Trump e Orbán, l’abbraccio che divide l’Occidente

Dalla Casa Bianca arriva l’esenzione ungherese sulle sanzioni al petrolio russo. Un favore politico che isola Kiev, irrita Bruxelles e rafforza l’asse dei sovranisti con Meloni sullo sfondo

Donald Trump - Viktor Orban

Nel nuovo asse che si va disegnando tra Washington, Budapest e Roma, il filo conduttore non è la diplomazia tradizionale, ma una visione politica comune, sovranista, identitaria, diffidente verso Bruxelles e ostile alla complessità multilaterale che reggeva l’ordine occidentale fino a pochi anni fa. L’incontro tra Donald Trump e Viktor Orbán alla Casa Bianca ha sancito la piena sintonia tra due leader che si considerano reciprocamente modelli, l’ungherese come simbolo del “realismo” nazionale che sfida l’Europa liberale, l’americano come incarnazione di un populismo di potere che si traveste da pragmatismo.

L’esenzione energetica come simbolo politico

L’occasione è stata la concessione all’Ungheria di un’esenzione annuale dalle sanzioni energetiche statunitensi contro la Russia.
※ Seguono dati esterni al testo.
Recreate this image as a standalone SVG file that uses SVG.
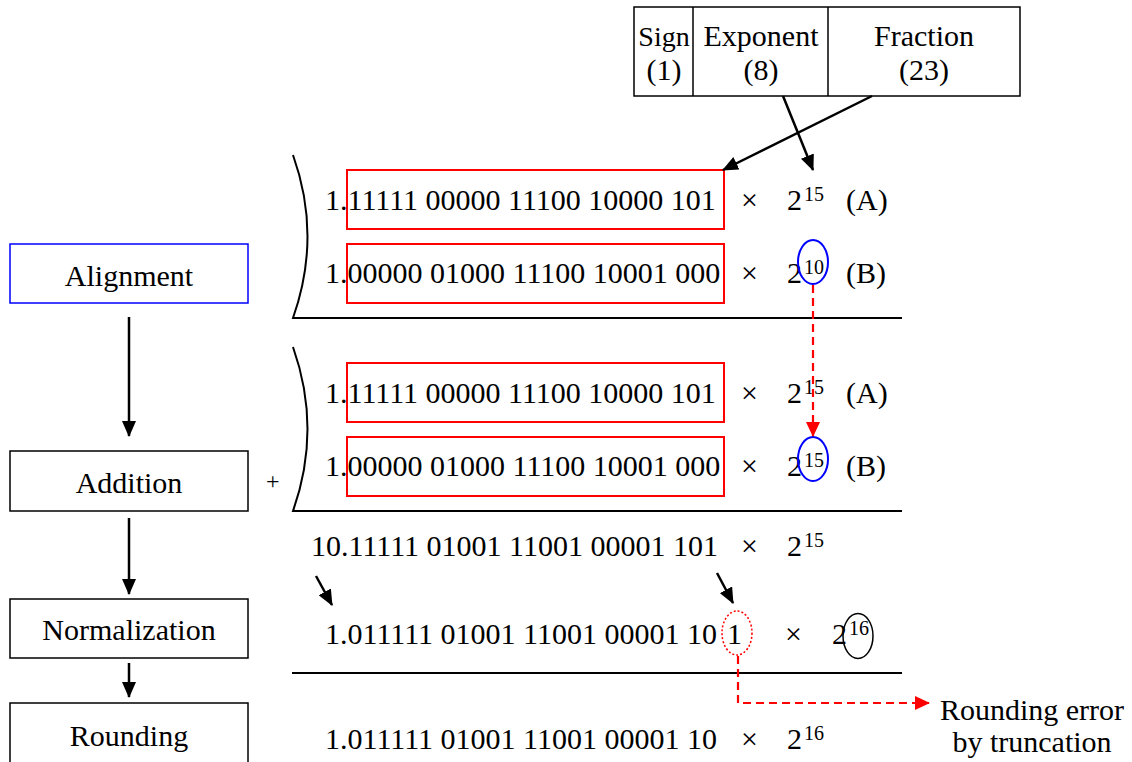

Orbán, che ha costruito la propria sopravvivenza politica sulla continuità delle forniture di petrolio russo, è riuscito là dove altri alleati di Washington hanno fallito, ottenere una deroga strategica in nome della “specificità geografica” del suo Paese. Trump ha giustificato la decisione evocando l’assenza di sbocchi al mare dell’Ungheria, ma dietro l’argomento logistico si nasconde un disegno politico preciso, rafforzare un alleato ideologico nel cuore dell’Europa centrale e indebolire il fronte atlantico che sostiene l’Ucraina.

Kiev isolata e irritata

L’effetto immediato è stato quello di irritare profondamente Kiev. Le dichiarazioni di Orbán a Washington, secondo cui servirebbe “un miracolo” perché l’Ucraina vinca la guerra, hanno suonato come un tradimento in piena regola, aggravato dall’indulgenza con cui Trump le ha accolte. Non è un mistero che Zelensky guardi con crescente preoccupazione all’avvicinamento tra Budapest e la nuova amministrazione americana. Orbán è il solo leader europeo che abbia mantenuto relazioni operative con Mosca e che, dopo l’invasione del 2022, abbia aumentato anziché ridurre la propria dipendenza dal petrolio russo.

L’elogio dell’autocrate

Trump, dal canto suo, sembra disposto a sacrificare la coerenza strategica pur di premiare chi lo omaggia. Loda Orbán come “un grande leader di un grande Paese”, difendendolo dalle accuse di autoritarismo con un’argomentazione tanto disarmante quanto rivelatrice: “Molti sono gelosi di lui”. È il linguaggio di una politica che confonde la forza con la virtù, e la fedeltà personale con l’alleanza internazionale.

Il triangolo Trump–Orbán–Meloni

Il sostegno reciproco tra Trump e Orbán non è isolato. Su un piano parallelo, Giorgia Meloni intrattiene con entrambi un rapporto privilegiato, basato su convergenze ideologiche e convenienze politiche. Seppure più attenta a non rompere apertamente con l’Unione Europea, Meloni condivide con i due uomini forti la narrazione di una “sovranità da riconquistare” contro Bruxelles e la diffidenza verso le istituzioni multilaterali. L’incontro Trump–Orbán, con l’ombra compiacente di Roma sullo sfondo, appare così come un tassello di una più ampia alleanza conservatrice transatlantica che punta a ridisegnare gli equilibri occidentali dall’interno.

Il prezzo del cinismo geopolitico

Ma questa fratellanza politica ha un prezzo. L’esenzione ungherese mina la credibilità delle sanzioni occidentali contro la Russia, indebolisce la solidarietà europea e alimenta le ambizioni di Putin, che da sempre conta sulle divisioni dell’Occidente più che sulla propria forza economica. La “realpolitik” di Trump e Orbán è, in realtà, una resa al cinismo geopolitico, normalizzare l’aggressione russa e relativizzare la libertà ucraina in nome di un nazionalismo energetico.

L’Europa di fronte al nuovo blocco sovranista

Dietro la cordialità esibita alla Casa Bianca, si intravede un messaggio che va ben oltre l’oleodotto Druzhba, il ritorno di un blocco sovranista che considera i valori democratici occidentali un ostacolo e non un fondamento. Se questa è la “nuova età dell’oro” auspicata da Orbán, sarà un’epoca dorata solo per chi confonde la fedeltà personale con l’interesse nazionale. Per l’Europa, e per l’Ucraina che ne rappresenta oggi la frontiera morale, si profila invece un tempo di nuove solitudini.